LISTING:
· · · · · · ·
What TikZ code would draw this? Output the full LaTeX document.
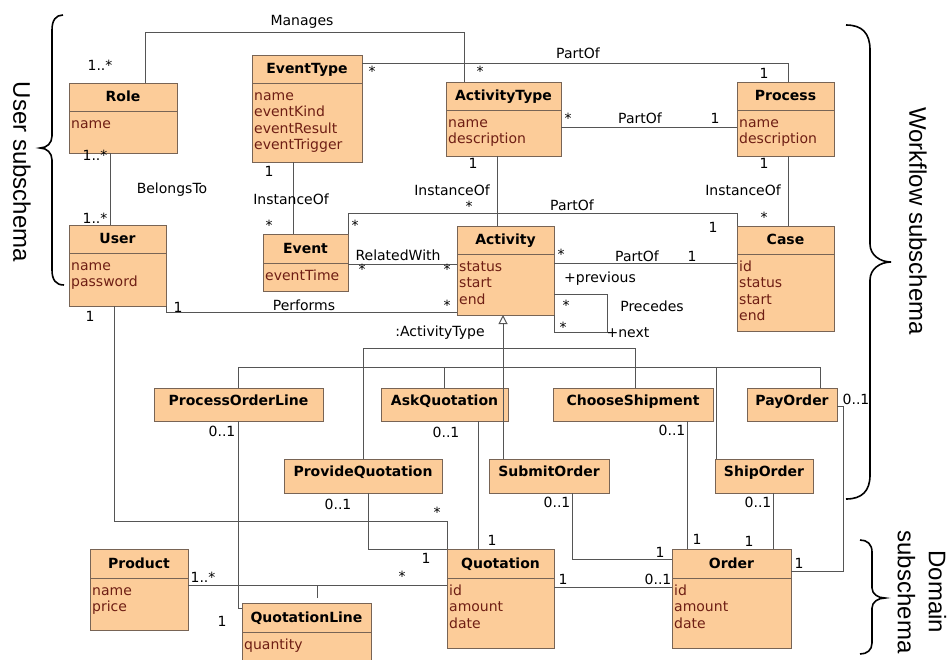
· · · · · · ·
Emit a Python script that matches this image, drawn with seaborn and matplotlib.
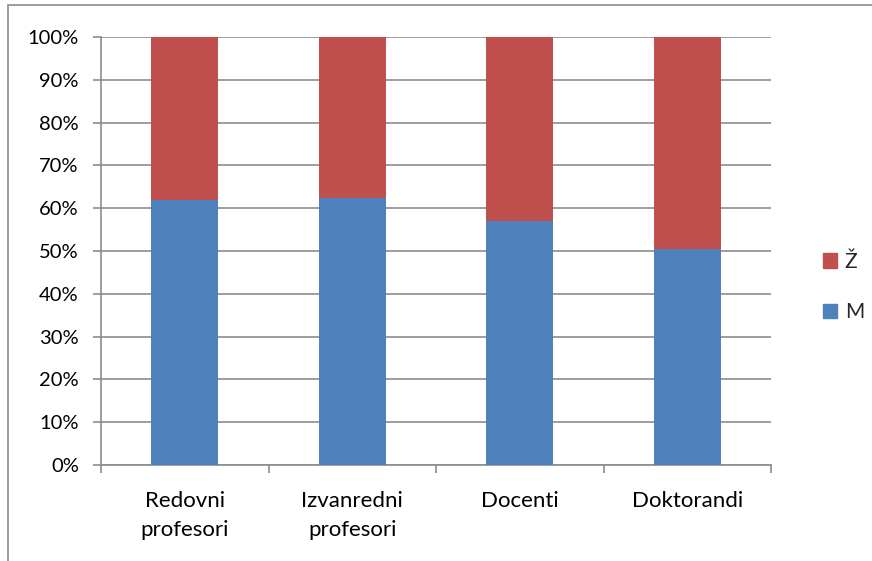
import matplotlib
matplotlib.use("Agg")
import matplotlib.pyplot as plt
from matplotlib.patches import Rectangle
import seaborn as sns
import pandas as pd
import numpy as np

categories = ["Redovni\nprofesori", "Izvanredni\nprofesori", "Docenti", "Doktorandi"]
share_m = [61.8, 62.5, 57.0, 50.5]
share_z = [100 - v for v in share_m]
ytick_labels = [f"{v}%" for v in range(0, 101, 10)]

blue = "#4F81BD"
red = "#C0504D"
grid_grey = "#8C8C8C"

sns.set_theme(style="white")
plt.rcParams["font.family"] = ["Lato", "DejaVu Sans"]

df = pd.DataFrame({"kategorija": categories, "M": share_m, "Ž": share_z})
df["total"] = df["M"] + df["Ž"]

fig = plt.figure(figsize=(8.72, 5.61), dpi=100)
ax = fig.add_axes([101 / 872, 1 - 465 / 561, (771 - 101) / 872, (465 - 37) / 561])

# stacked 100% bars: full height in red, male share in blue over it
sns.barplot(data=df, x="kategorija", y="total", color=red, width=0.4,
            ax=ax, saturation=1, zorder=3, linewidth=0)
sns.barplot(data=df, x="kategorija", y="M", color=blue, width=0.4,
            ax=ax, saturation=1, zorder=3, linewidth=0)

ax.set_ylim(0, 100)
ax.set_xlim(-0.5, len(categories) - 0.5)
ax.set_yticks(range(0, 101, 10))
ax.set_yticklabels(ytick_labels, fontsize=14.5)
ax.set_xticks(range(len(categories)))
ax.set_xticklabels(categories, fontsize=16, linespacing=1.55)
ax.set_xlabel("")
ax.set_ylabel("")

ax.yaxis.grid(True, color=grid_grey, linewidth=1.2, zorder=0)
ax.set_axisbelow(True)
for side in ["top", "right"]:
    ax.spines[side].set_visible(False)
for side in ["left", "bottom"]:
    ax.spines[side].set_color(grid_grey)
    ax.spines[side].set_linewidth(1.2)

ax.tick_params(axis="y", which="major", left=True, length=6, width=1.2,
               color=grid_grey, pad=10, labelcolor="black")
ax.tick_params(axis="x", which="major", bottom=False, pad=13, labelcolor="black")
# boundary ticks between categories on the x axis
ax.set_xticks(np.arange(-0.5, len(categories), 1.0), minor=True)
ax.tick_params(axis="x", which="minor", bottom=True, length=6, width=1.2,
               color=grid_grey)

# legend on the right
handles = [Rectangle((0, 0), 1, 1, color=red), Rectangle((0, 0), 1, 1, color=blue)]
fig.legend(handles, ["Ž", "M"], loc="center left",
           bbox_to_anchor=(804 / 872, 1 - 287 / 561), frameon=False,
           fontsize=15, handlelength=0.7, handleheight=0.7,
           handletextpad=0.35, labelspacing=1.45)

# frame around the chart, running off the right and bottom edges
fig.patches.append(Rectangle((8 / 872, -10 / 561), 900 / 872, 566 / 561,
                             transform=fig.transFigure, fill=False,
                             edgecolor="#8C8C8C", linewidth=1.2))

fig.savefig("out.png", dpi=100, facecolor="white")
· · · · · · ·
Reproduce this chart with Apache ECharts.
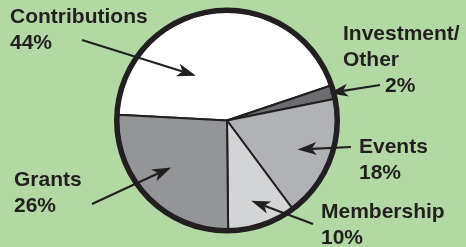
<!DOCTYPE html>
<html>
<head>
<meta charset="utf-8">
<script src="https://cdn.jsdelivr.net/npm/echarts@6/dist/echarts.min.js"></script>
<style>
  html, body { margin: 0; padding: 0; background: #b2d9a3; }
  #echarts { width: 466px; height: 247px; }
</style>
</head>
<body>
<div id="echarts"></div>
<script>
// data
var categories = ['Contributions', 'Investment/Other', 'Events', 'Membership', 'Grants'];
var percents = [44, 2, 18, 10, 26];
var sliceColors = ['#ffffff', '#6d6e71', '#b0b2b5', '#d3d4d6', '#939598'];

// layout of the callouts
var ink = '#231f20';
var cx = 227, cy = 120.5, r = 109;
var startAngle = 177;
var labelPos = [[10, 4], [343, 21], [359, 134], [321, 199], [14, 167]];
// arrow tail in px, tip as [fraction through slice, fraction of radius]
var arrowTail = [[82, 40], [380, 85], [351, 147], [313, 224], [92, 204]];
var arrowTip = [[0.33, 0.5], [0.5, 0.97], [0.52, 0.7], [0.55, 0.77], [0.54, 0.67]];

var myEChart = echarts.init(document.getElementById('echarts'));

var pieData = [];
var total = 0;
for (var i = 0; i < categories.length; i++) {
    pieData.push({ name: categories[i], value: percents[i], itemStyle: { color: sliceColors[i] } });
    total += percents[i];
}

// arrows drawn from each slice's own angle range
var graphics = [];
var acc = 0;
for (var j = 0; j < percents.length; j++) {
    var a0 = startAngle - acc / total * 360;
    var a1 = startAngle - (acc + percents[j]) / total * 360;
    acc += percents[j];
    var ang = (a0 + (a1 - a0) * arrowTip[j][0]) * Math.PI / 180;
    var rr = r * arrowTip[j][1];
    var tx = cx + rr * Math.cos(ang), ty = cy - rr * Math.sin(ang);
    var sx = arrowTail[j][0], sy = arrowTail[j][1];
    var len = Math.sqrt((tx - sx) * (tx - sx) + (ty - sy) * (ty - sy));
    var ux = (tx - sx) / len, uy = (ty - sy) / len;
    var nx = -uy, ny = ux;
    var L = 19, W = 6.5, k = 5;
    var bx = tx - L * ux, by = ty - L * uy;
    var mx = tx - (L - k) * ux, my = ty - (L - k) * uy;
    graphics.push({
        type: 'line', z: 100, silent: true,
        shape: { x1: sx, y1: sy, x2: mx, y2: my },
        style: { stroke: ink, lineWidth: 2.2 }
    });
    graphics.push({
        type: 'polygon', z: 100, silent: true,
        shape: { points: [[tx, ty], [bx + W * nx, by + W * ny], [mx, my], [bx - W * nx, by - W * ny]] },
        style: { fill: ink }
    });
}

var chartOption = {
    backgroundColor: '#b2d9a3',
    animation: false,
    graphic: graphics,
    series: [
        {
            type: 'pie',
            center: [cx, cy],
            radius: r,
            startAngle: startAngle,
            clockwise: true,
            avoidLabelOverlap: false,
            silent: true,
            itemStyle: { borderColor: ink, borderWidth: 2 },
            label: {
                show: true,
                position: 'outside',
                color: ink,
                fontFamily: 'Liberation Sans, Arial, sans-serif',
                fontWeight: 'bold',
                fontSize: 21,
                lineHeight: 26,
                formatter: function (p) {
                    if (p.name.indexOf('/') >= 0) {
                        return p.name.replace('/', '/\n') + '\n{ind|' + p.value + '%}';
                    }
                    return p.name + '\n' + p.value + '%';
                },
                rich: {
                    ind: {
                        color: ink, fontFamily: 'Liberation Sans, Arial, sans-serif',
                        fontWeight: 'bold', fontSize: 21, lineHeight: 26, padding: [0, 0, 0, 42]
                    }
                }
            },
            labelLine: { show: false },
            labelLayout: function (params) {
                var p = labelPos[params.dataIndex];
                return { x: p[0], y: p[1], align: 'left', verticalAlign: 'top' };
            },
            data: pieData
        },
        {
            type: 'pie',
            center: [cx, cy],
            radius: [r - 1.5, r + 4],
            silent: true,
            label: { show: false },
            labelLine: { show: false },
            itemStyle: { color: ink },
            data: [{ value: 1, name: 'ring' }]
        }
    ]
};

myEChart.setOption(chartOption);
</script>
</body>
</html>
· · · · · · ·
Every line from the one containing "Emit a Python" to the one containing "import numpy as np" should be output exactly, both ends included. Nothing else goes in, and no pictures either.

Emit a Python script that matches this image, drawn with seaborn and matplotlib.
import matplotlib
matplotlib.use("Agg")
import matplotlib.pyplot as plt
from matplotlib.patches import Rectangle
import seaborn as sns
import pandas as pd
import numpy as np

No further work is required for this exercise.